Our ow, when we write, stands morally as far off from what will be ow to our readers, when this sheet comes before them, as though the interval measured half the circumference of the Ecliptic, instead of being bounded between these dull March days and the bright April morning, when our Magazine will be lying by many an open window from Maine to Georgia. Our Easy Chair chit-chat must take its coloring from our ow, and not from that of our readers.
The town has just woke up from its wintry carnival of sleighs and bells, and wears much the aspect of a reveler who is paying the penalty for too free over-night potations. Broadway no longer flows along like a stream of molten silver, but resembles nothing so much as the mud-river of Styx—"darker far than perse" of the great Florentine; and instead of the fairy-like sleighs of the month gone by, is traversed only by the lumbering omnibuses, scattering far and wide the inky fluid. To cross the street dry-shod is not to be thought of, save at one or two points where philanthropic tradesmen, mindful of the public good—and their own—have subsidized a troop of sweepers to clear a passage in front of their doors. We accept the favor with all gratitude, and do not inquire too closely into the stories of silver goblets, presented by grateful ladies to these public benefactors. Under such circumstances all lighter matters of gossip are things of the past—and of the future, let us hope.

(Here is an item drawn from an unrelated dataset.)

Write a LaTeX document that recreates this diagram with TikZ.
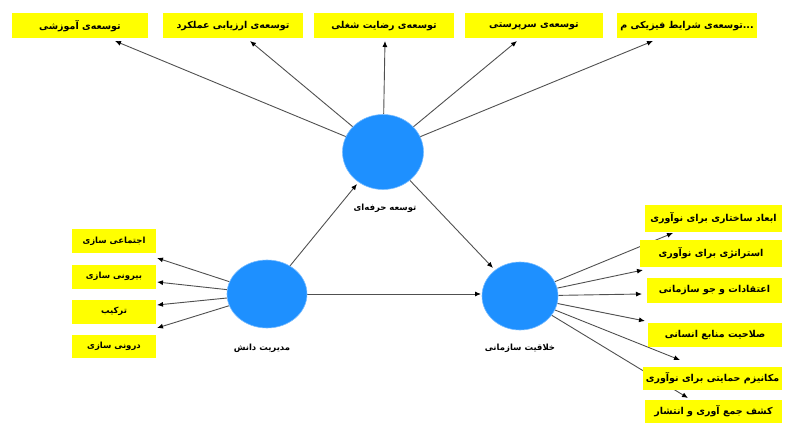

Into the current of graver talk several pebbles have been thrown, which have rippled its surface into circlets wider than usual. The meeting in commemoration of Cooper was a worthy tribute to the memory of one who has shed honor upon his country by adding new forms of beauty to the intellectual wealth of the world. It was singularly graceful and appropriate that the funeral discourse of the greatest American Novelist, should have been pronounced by the greatest American Poet—and should we say the greatest living poet who speaks the tongue of Milton and Shakspeare, who would dare to place another name in competition for the honor with that of Bryant?
Public "Lectures," or the "Lyceum," as one of the lecturing notabilities not very felicitously denominates the institution, had begun to assume a somewhat mythical character in the estimation of townsmen, as relics of ages long gone by, of which man's memory—the Metropolitan man's, that is—takes no note. We have indeed had rumors from the "Athens of America," and other far-away places, that Lectures had not fallen into utter desuetude; but we were, on the whole, inclined to put little faith in the reports. During the last few weeks, however, the matter has again forced its way into the town talk. The "Tabernacle" weekly opens its ponderous jaws, for the delivery of the "People's Lectures," where, for the not very alarming sum of one shilling—with a deduction in cases where a gentleman is accompanied by more ladies than one—a person may listen for an hour to the mystic elocution and seer-like deliverances of Emerson, or may hear Kane depict the dreamy remembrances of those Hyperborean regions where sunrise and sunset are by no means those every-day occurrences that they are in more equatorial regions. To us, as we sit in our Easy Chair, it seems as though this system of cheap popular public lectures were capable of almost indefinite expansion. Why should not Silliman or Guyot address three thousand instead of three hundred hearers? Why should they not unswathe the world from its swaddling-clothes before an audience which would fill our largest halls? Why should not Orville Dewey discourse on the great problems of Human Destiny and Progress before an assemblage which should people the cavernous depths of the "Tabernacle," as well as before the audience, relatively small, though doubtless fit, assembled before the frescoes of the Church of the Messiah? We throw these suggestions out lightly, by way of hint; a graver consideration of them would belong rather to our Table than to our Easy Chair discourses.
As a sort of pendant to the nine-days' talk of the Forrest divorce case, we notice the unanimous verdict of approval which has been accorded to the exemplary damages awarded in the case of a savage and cowardly assault committed by one of the principals in that scandalous affair. Though no pecuniary award can make reparation to the person who has suffered the infliction of brutal personal outrage, yet as long as there are ruffians whose only susceptible point is the pocket-nerve, we are glad to see the actual cautery applied to that sensitive point.